A local business owner, active community member and family man is celebrating Cinco de Mayo with the children of the San Marcos Consolidated Independent School District.
Rudy Espinosa opened Rudy’s Automotive in 1992 and has been servicing locals since. This year, Espinosa and his family opened their second business, Spin Enterprises LLC, a party planning and hosting service.
Spin Enterprises hosted the first annual rattler nation Cinco de Mayo fest to celebrate the San Marcos community and help the school district raise money to support special projects. The two-day outdoor festival began Friday at 4 p.m. and will continue until midnight May 6.
The event is having live local music provided by: country band Broken Arrow, Tejano performers Rick Naranjo y Los Gamblers, and Massore and children’s group DVA Kidz. A carnival will also be featured by Kenny’s Funland, which will a provide variety of rides.
The central focus of the event however, is each booth which is run by a different school organization ranging from K-12. These groups are operating at Espinosa’s event free of charge in an effort to raise money for their schools. The event, and the booths are also being sponsored by a variety of other San Marcos businesses including Jackson Hewitt Tax Service, San Marcos Daily Record and others.
Espinosa began planning the festival to bring the community together for a fun holiday, but his wife thought it would be even more impactful to also use the event as an opportunity to fundraise.
“We wanted to put on a festival for the community to come out, for the kids to come out,” Espinosa said. “They’re able to keep ninety percent of the fund they are taking in, so we’ve turned it into a huge fundraiser.”
Espinosa is a member of the San Marcos High School football booster club, which helped in setting up the festivities and will run a booth both days. Kerri Meintz, a football mom, set up the booster’s booth Friday morning, and began selling Yeti tumblers, Rattler shirts and other spirit themed merchandise.
“We take from what we sell to buy more, and it goes towards our boys; their helmets, pads and knee pads,” Meintz said. “Keep them safe, and keep them looking good.”
Among other booths, nonprofit charity Family 4 Life is selling popcorn, pickles and nachos to raise money toward bringing siblings separated as foster children, back together.
Austin Koester, Rob Rodriguez and the founder of Family 4 Life began planning to run a booth three weeks ago, after being invited by Espinosa.
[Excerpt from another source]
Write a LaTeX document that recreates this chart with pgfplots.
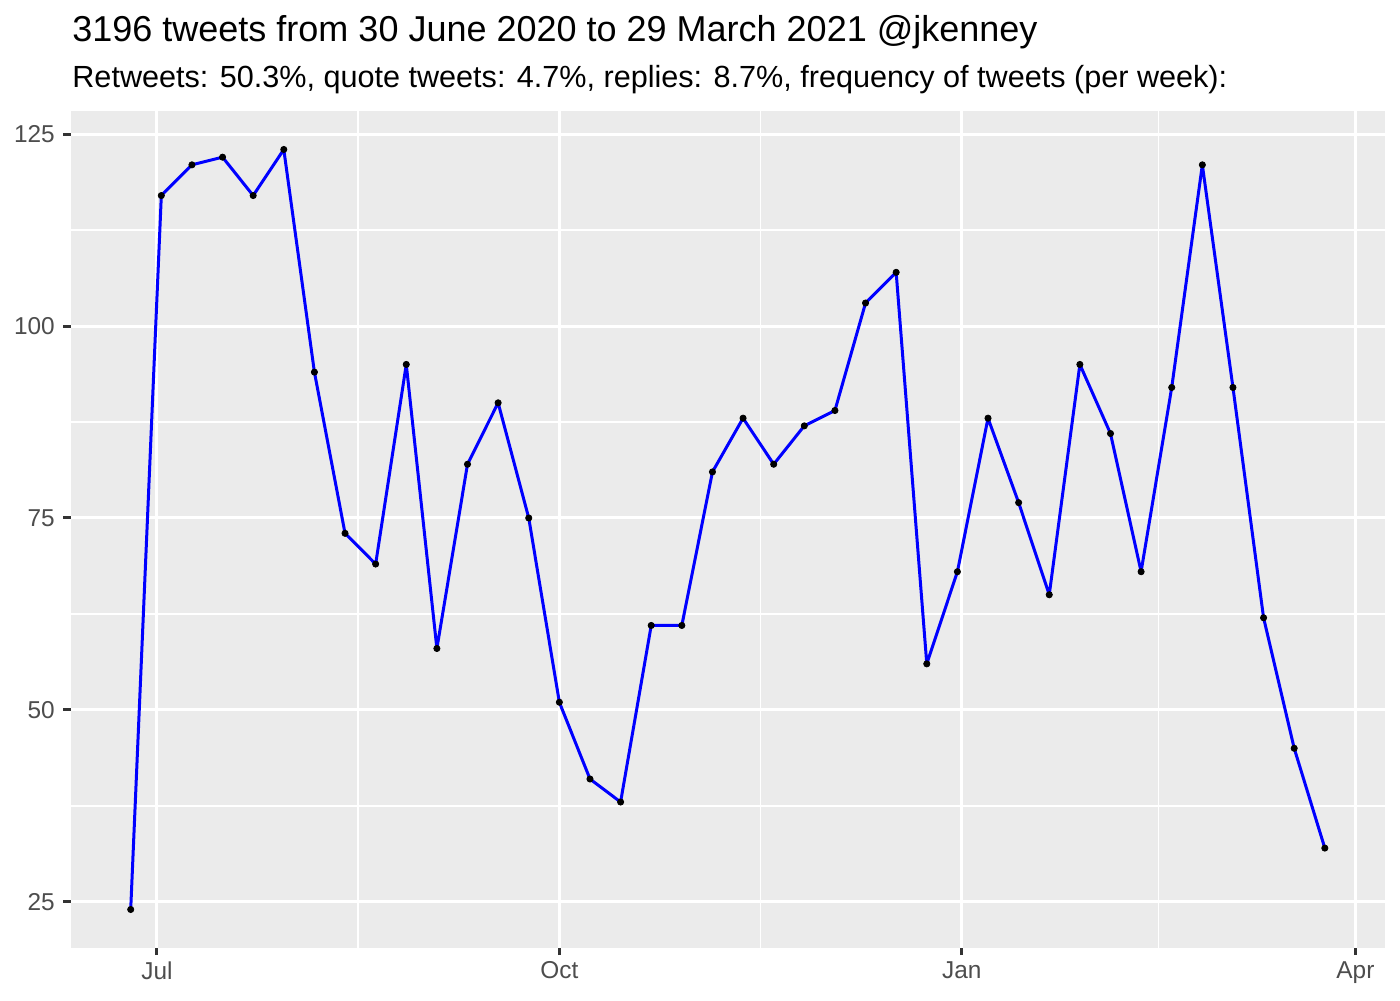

“We liked that we didn’t have to put money down (to participate),” Rodriguez said. “We aren’t an organization that has a lot of money laying around.”
Folklorico dances from each of the San Marcos elementary schools will occur on the second festival day. The event is free for children 12 years and younger. Tickets are $3 for students and $5 for guests.
Additionally, vendors will be selling food throughout the festival so visitors cannot bring in ice chests, but are welcome to pack towels and lawn chairs. Throughout the week, Espinosa reports he has received hundreds of RSVP responses and expects a turn out of possibly 15 thousand.